Photolyases are flavoproteins and contain two light-harvesting cofactors. Many photolyases have an N-terminal domain that binds a second cofactor. All photolyases contain the two-electron-reduced FADH^{−}; they are divided into two main classes based on the second cofactor, which may be either the pterin methenyltetrahydrofolate (MTHF) in folate photolyases or the deazaflavin 8-hydroxy-7,8-didemethyl-5-deazariboflavin (8-HDF) in deazaflavin photolyases. Although only FAD is required for catalytic activity, the second cofactor significantly accelerates reaction rate in low-light conditions.
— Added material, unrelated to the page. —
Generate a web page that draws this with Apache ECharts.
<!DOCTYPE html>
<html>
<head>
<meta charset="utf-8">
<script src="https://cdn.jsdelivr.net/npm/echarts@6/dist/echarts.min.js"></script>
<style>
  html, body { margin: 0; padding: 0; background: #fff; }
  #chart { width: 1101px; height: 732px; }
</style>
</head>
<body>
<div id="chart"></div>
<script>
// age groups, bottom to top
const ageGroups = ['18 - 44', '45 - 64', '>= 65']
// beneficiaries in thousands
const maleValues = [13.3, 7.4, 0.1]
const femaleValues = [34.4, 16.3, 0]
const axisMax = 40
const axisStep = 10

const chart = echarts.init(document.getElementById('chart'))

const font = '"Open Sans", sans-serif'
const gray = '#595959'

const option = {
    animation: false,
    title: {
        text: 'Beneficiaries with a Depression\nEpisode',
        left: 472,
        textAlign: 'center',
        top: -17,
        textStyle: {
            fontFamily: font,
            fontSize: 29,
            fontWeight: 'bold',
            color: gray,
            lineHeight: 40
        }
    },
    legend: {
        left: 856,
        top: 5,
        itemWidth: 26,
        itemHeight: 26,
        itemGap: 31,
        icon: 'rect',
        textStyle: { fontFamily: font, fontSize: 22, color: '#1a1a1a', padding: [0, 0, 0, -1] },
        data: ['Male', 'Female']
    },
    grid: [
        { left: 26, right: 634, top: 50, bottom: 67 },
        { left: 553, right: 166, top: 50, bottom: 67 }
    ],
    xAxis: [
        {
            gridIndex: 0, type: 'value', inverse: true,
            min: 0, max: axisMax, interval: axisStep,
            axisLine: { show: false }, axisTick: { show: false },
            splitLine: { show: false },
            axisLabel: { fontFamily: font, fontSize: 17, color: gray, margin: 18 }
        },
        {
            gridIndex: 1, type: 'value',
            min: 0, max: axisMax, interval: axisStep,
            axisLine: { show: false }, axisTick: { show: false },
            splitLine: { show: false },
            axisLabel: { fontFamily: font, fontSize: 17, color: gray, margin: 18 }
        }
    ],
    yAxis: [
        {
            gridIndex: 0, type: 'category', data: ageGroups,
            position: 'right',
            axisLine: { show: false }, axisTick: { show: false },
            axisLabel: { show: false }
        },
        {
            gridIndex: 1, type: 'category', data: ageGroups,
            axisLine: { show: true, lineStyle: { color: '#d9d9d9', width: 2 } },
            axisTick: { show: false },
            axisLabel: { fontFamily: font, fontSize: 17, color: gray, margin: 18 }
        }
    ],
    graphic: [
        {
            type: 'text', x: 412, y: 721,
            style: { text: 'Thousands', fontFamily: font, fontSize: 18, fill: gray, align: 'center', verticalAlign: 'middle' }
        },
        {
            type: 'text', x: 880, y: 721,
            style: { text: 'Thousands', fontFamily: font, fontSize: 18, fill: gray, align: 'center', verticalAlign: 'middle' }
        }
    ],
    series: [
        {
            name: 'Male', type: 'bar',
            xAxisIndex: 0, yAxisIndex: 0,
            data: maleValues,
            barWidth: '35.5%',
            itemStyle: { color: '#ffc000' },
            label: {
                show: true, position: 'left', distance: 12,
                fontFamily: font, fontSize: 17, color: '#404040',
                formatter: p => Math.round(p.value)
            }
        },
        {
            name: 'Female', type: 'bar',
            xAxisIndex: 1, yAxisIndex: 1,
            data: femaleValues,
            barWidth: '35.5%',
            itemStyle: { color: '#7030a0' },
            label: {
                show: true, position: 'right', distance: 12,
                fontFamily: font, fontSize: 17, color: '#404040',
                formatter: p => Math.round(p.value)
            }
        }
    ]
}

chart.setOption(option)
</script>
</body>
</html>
The enzyme acts by electron transfer in which the reduced flavin FADH^{−} is activated by light energy and acts as an electron donor to break the pyrimidine dimer.
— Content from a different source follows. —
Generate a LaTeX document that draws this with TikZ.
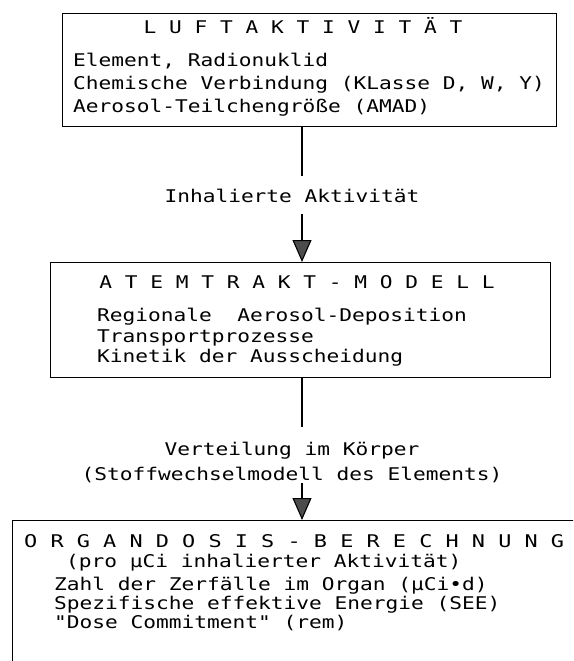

On the basis of sequence similarities DNA photolyases can be grouped into a few classes:

Cryptochrome/photolyase family (2015)

- Class 1 CPD photolyases are enzymes that process cyclobutane pyrimidine dimer (CPD) lesions from Gram-negative and Gram-positive bacteria, as well as the halophilic archaea Halobacterium halobium.
- Class 2 CPD photolyases also process CPD lesions. They are found in plants like the thale cress Arabidopsis thaliana and the rice.
- The plant and fungi cryptochromes are similar to Class 1 CPDs. They are blue light photoreceptors that mediate blue light-induced gene expression and modulation of circadian rhythms.
- Class 3 CPD lyases make up a sister group to the plant cryptochromes, which in turn are a sister group to class 1 CPDs.
- The Cry-DASH group are CPD lyases highly specific for single-stranded DNA. Members include Vibrio cholerae, X1Cry from Xenopus laevis, and AtCry3 from Arabidopsis thaliana. DASH was initially named after Drosophila, Arabidopsis, Synechocystis, and Human, four taxa initially thought to carry this family of lyases. The categorization has since changed. The "Cry" part of their name was due to initial assumptions that they were cryptochromes.
- Eukaryotic (6-4)DNA photolyases form a group with animal cryptochromes that control circadian rhythms. They are found in diverse species including Drosophila and humans. The cryptochromes have their own detailed grouping.
- Bacterial 6-4 lyases, also known as the FeS-BCP group, form their own outgroup relative to all photolyases.

The non-class 2 branch of CPDs tend to be grouped into class 1 in some systems such as PRINTS (PR00147). Although the members of the smaller groups are agreed upon, the phylogeny can vary greatly among authors due to differences in methodology, leading to some confusion with authors who try to fit everything (sparing FeS-BCP) into a two-class classification. The cryptochromes form a polyphyletic group including photolyases that have lost their DNA repair activity and instead control circadian rhythms.

== Application==
Adding photolyase from a blue-green algae Anacystis nidulans, to HeLa cells partially reduced DNA damage from UVB exposure.

==Human proteins containing this domain ==
Cryptochromes: CRY1; CRY2

==Nomenclature==
The systematic name of this enzyme class is deoxyribocyclobutadipyrimidine pyrimidine-lyase. Other names in common use include photoreactivating enzyme, DNA photolyase, DNA-photoreactivating enzyme, DNA cyclobutane dipyrimidine photolyase, DNA photolyase, deoxyribonucleic photolyase, deoxyribodipyrimidine photolyase, photolyase, PRE, PhrB photolyase, deoxyribonucleic cyclobutane dipyrimidine photolyase, phr A photolyase, dipyrimidine photolyase (photosensitive), and deoxyribonucleate pyrimidine dimer lyase (photosensitive). This enzyme belongs to the family of lyases, specifically in the "catch-all" class of carbon-carbon lyases.